Honors were heaped on Mr. Griffin year after year. His foremost Peninsula recognition came in January 1964 when the Monterey Peninsula Chamber of Commerce named him its first “Outstanding Citizen of the Year.” He was honored for his many contributions to the area over the years, especially for his successful pressing of the reapportionment suit. On April 7, 1967, he was honored at Fort Ord by Major Gen. Robert G. Fergusson, then commanding general, for his years of vigorous and zealous support of the Army. Fergusson said that Mr. Griffin has “forcefully and accurately presented to the public a favorable Army image.”

Former Lt. Gov. Robert Finch named him one of six voting members of the California Bicentennial Commission in 1967, one of many appointments accepted from governmental leaders over the years. As Mr. Griffin traveled abroad, he often sent back dispatches covering travels, personalities and events in foreign lands. A member of the International Press Institute, he attended conventions of the organization in such far-flung places as Nairobi, New Delhi and Hong Kong. Mr. Griffin retained the title of publisher until 1963 when he assumed the title of president. Later he added the designation of executive editor.

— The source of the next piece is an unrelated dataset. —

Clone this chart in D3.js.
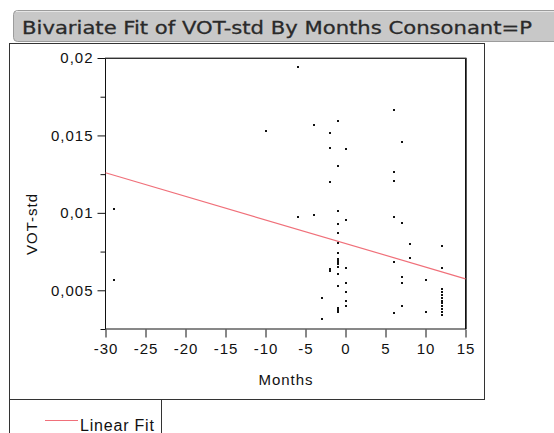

On Oct. 4, 1970, on the occasion of his retirement, he was again honored by the Army and also by the civilian community of the Peninsula. At Fort Ord, in a morning ceremony, 4,000 troops passed in review for him. He received the Meritorious Civilian Service Award in recognition of his many contributions as a civilian to the Army. And, because of Mr. Griffin’s military service and his fondness for the foot soldier. Major Gen. Phillip B. Davidson, commanding general at the time, gave him a small statue of an infantryman. After the military ceremony, more than 500 of his Peninsula friends honored him at an informal outdoor luncheon at Memory Garden behind Pacific House in Monterey.

Mr. Griffin’s favorite literary character was Cervantes’ Don Quixote. Every Jeep he used In World War II was named Rosinante for Quixote’s horse. A drawing of the knight tilting at a windmill hung in the publisher’s office.

Mr. Griffin was a member of the Monterey Elks Club, Monterey American Legion Post 41, the Old Capital Club, Cypress Point Club, University Club of New York, Metropolitan Club of Washington, Press Club of San Francisco and Pacheco Club, among many other clubs and organizations. He also was a life member of the Monterey Rotary Club. He was a longtime director of the chamber of commerce and maintained a keen interest in chamber activities. He also was on the board of Community Hospital. He was a member of St. John’s Episcopal Church.

Mr. Griffin died in his Pebble Beach home on Sunday, July 19, 1981, at age 87.